Canada’s federal Minister of Justice and Attorney General Jody Wilson-Raybould told a crowd of hundreds of lawyers that the federal government is committed to improving relationships with indigenous people, as well as promoting diversity on the bench.
“Many of the issues we face as a country have a justice element to them, and which is why our government has embarked on a very ambitious agenda, and an effort to reform our justice system,” Wilson-Raybould said to lawyers from across Canada gathered in Ottawa last week for the Canadian Bar Association’s annual conference. Wilson-Raybould was the conference’s keynote speaker Friday morning.
She dedicated much of her keynote address to calling attention to justice issues related to indigenous Canadians, and reaffirmed the concept of “re-building the nation-to-nation relationship.”

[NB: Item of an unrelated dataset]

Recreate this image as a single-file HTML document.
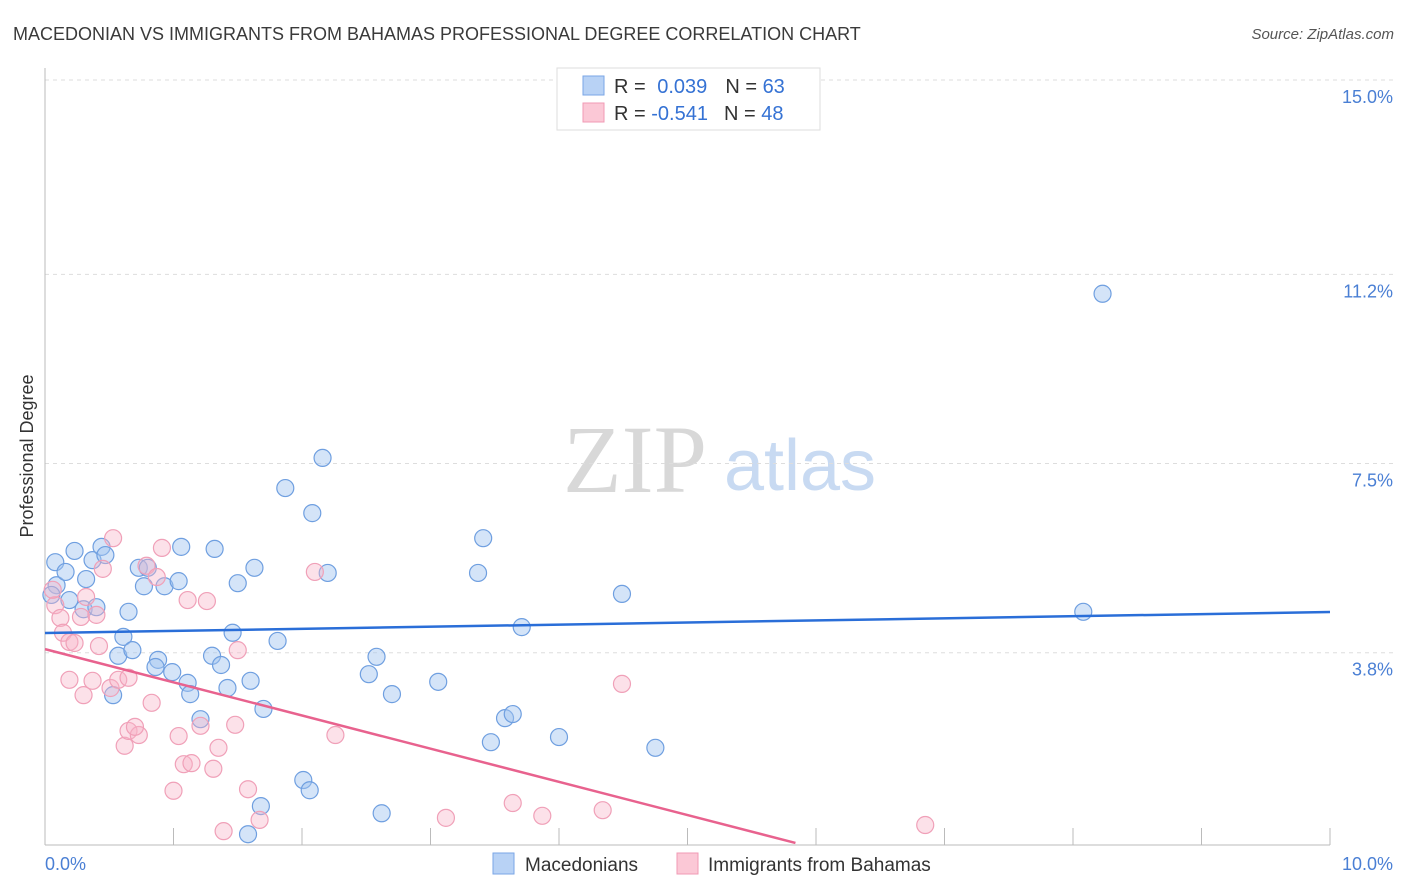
<!DOCTYPE html>
<html><head><meta charset="utf-8"><style>
body{margin:0;background:#fff;font-family:"Liberation Sans",sans-serif;}
svg{display:block}
</style></head><body>
<svg width="1406" height="892" id="chart">
<text x="13" y="40" font-size="18" fill="#3a3a3a">MACEDONIAN VS IMMIGRANTS FROM BAHAMAS PROFESSIONAL DEGREE CORRELATION CHART</text>
<text x="1394" y="39" font-size="15" fill="#555" font-style="italic" text-anchor="end">Source: ZipAtlas.com</text>
<text x="635" y="492" font-size="96" fill="#d8d8d8" font-family="Liberation Serif,serif" text-anchor="middle">ZIP</text>
<text x="800" y="490" font-size="72" fill="#c8daf2" text-anchor="middle">atlas</text>
<g id="grid"></g>
<line x1="45" y1="68" x2="45" y2="845" stroke="#bbb"/>
<line x1="45" y1="845" x2="1330" y2="845" stroke="#bbb"/>
<text transform="translate(33,456) rotate(-90)" font-size="18" fill="#333" text-anchor="middle">Professional Degree</text>
<text x="45" y="870" font-size="18" fill="#4a7fd4">0.0%</text>
<text x="1393" y="870" font-size="18" fill="#4a7fd4" text-anchor="end">10.0%</text>
<g id="pts"></g>
<g id="lines"></g>
<g>
<rect x="557" y="68" width="263" height="62" fill="#fff" stroke="#ddd"/>
<rect x="583" y="76" width="21" height="19" fill="#b8d2f5" stroke="#7aa6e6"/>
<rect x="583" y="103" width="21" height="19" fill="#fbc8d6" stroke="#f09ab4"/>
<text x="614" y="93" font-size="20" fill="#333">R = <tspan fill="#3572d4" dx="6">0.039</tspan><tspan dx="18" fill="#333">N = </tspan><tspan fill="#3572d4">63</tspan></text>
<text x="614" y="120" font-size="20" fill="#333">R = <tspan fill="#3572d4">-0.541</tspan><tspan dx="16" fill="#333">N = </tspan><tspan fill="#3572d4">48</tspan></text>
</g>
<g>
<rect x="493" y="853" width="21" height="21" fill="#b8d2f5" stroke="#7aa6e6"/>
<text x="525" y="871" font-size="19" fill="#333">Macedonians</text>
<rect x="677" y="853" width="21" height="21" fill="#fbc8d6" stroke="#f09ab4"/>
<text x="708" y="871" font-size="19" fill="#333">Immigrants from Bahamas</text>
</g>
</svg>
<script>
const yTicks=[3.8,7.5,11.2,15.0];
const yTickLabels=["3.8%","7.5%","11.2%","15.0%"];
const xTicks=[0,1,2,3,4,5,6,7,8,9,10];
const blueX=[0.08,0.09,0.16,0.23,0.32,0.37,0.19,0.30,0.40,0.44,0.47,0.65,0.73,0.80,0.77,0.93,1.04,1.06,1.32,1.50,1.63,0.61,0.57,0.68,0.53,0.88,0.86,0.99,1.11,1.13,1.30,1.37,1.42,1.46,1.60,1.70,1.81,1.21,1.87,2.08,2.16,2.20,2.52,2.58,2.70,3.06,3.37,3.41,3.58,3.64,3.47,3.71,4.00,4.49,4.75,8.08,8.23,2.01,2.06,1.68,2.62,1.58,0.05];
const blueY=[5.57,5.12,5.38,5.79,5.24,5.61,4.83,4.65,4.69,5.87,5.71,4.60,5.46,5.46,5.10,5.10,5.20,5.87,5.83,5.16,5.46,4.11,3.74,3.85,2.97,3.66,3.52,3.42,3.21,2.99,3.74,3.56,3.11,4.19,3.25,2.70,4.03,2.50,7.02,6.53,7.61,5.36,3.38,3.72,2.99,3.23,5.36,6.04,2.52,2.60,2.05,4.30,2.15,4.95,1.94,4.60,10.82,1.31,1.11,0.80,0.66,0.25,4.93];
const pinkX=[0.08,0.06,0.12,0.14,0.19,0.23,0.28,0.32,0.40,0.42,0.53,0.45,0.19,0.30,0.37,0.51,0.57,0.65,0.62,0.65,0.73,0.83,0.70,0.79,0.87,0.91,1.11,1.26,1.21,1.04,1.08,1.14,1.35,1.31,1.00,1.48,1.50,1.58,1.67,1.39,2.10,2.26,3.12,3.64,3.87,4.34,4.49,6.85];
const pinkY=[4.73,5.03,4.48,4.19,4.01,3.99,4.50,4.89,4.54,3.93,6.04,5.44,3.27,2.97,3.25,3.11,3.27,3.31,1.98,2.27,2.19,2.82,2.35,5.50,5.28,5.85,4.83,4.81,2.37,2.17,1.62,1.64,1.94,1.53,1.10,2.39,3.85,1.13,0.53,0.31,5.38,2.19,0.57,0.86,0.61,0.72,3.19,0.43];
const blueTrend=[[0,4.185],[10,4.596]];
const pinkTrend=[[0,3.87],[5.84,0.08]];
const NS='http://www.w3.org/2000/svg';
const sx=v=>45+v*128.5, sy=v=>847-v*51.13;
function mk(tag,attrs,parent){const e=document.createElementNS(NS,tag);for(const k in attrs)e.setAttribute(k,attrs[k]);parent.appendChild(e);return e;}
const grid=document.getElementById('grid');
yTicks.forEach((t,i)=>{
  const l=mk('line',{x1:45,x2:1395,y1:sy(t),y2:sy(t),stroke:'#ddd','stroke-dasharray':'4,4'},grid);
  
  
  const tx=mk('text',{x:1393,y:sy(t)+23,'font-size':18,fill:'#4a7fd4','text-anchor':'end'},grid);
  tx.textContent=yTickLabels[i];
  
  
});
xTicks.forEach(t=>{
  const l=mk('line',{x1:sx(t),x2:sx(t),y1:828,y2:845,stroke:'#bbb'},grid);
  
  
});
const pts=document.getElementById('pts');
blueX.forEach((x,i)=>{
  const c=mk('circle',{cx:sx(x),cy:sy(blueY[i]),r:8.5,fill:'rgba(160,195,240,0.45)',stroke:'#6f9fe0','stroke-width':1.2},pts);
  
  
});
pinkX.forEach((x,i)=>{
  const c=mk('circle',{cx:sx(x),cy:sy(pinkY[i]),r:8.5,fill:'rgba(248,180,200,0.4)',stroke:'#f0a0b8','stroke-width':1.2},pts);
  
  
});
const lines=document.getElementById('lines');
const bl=mk('line',{x1:sx(blueTrend[0][0]),y1:sy(blueTrend[0][1]),x2:sx(blueTrend[1][0]),y2:sy(blueTrend[1][1]),stroke:'#2a6ed8','stroke-width':2.5},lines);


const pl=mk('line',{x1:sx(pinkTrend[0][0]),y1:sy(pinkTrend[0][1]),x2:sx(pinkTrend[1][0]),y2:sy(pinkTrend[1][1]),stroke:'#e8628e','stroke-width':2.5},lines);


</script>
</body></html>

“It is a sad reality that many members of indigenous communities are among the most marginalized segments of our population, and that they are over-represented both as offenders and victims in the justice system,” said Wilson-Raybould.
Referencing her experience as a former Crown prosecutor in Vancouver’s downtown east side, Wilson-Raybould said indigenous men were often charged with non-violent property crimes, and then got caught in a “vicious cycle within the system” that led them to spending more time behind bars than outside.
“In fact, incarceration rates for indigenous people in some parts of Canada are up to 33 times higher than for non-indigenous people,” she said.
Wilson-Raybould pointed to a report from the federal Office of the Correctional Investigator that illustrated the gap. From 2005 to 2015, she said, the indigenous inmate population increased by 50 per cent, compared with the overall growth rate of 10 per cent.
She also noted that while indigenous people make up 4.3 per cent of the population, they represent more than 25 per cent of inmates. She also said that indigenous women comprise 37 per cent of all female inmates serving a sentence of more than two years.
“This is totally unacceptable,” she said.
Wilson-Raybould said administration of justices cases — such as parole breaches — make up more than 20 per cent of all Crown cases, and cost more than $700 million per year.
“We need to find ways to allow for more discretion in differentiating and treating administration of justice offences,” she said, saying resources spent on minor offences could be freed and used in “more meaningful” ways. Part of the new federal government’s approach is reviewing changes in sentencing that happened under the Harper government, and the use of discretion when it comes to measures such as restorative justice and sentencing circles.
Wilson-Raybould also addressed the issue of judicial vacancies across Canada. The day before Wilson-Raybould’s remarks, Supreme Court of Canada Chief Justice Beverley McLachlin had told media “the perpetual crisis of judicial vacancies in Canada is an avoidable problem that needs to be tackled and solved.”
“I am very sensitive to the pressures that courts throughout the country are currently experiencing due to judicial vacancies,” Wilson-Raybould told the CBA audience.
“As you know, the government has already made the 15 appointments to trial and appellate courts and we are taking steps to both strengthen the process and to fill remaining vacancies, and I look forward to publicly announcing our intentions in this regard very soon.”
Wilson-Raybould also voiced a commitment to gender parity on the bench, and said recent appointments made to provincial Superior Courts reflect that.
In June, the federal government announced its first judicial appointments since taking office last fall. There were 15 appointments, including six in Alberta, five in Ontario, two in British Columbia, one in Quebec, and one in the Federal Court of Appeal.
Of the 15, 10 were women and five were men.
Earlier this month, Prime Minister Justin Trudeau announced a new process for judicial appointments to the Supreme Court of Canada, including a seven-member advisory board that will compile a short list for consideration. Any qualified judge or lawyer can apply, as long as they meet requirements that include functional bilingualism.
“Getting the balance right — whether in terms of gender, race or ethnicity — is extremely important and speaks to the need for fairness and accessibility,” Wilson-Raybould said.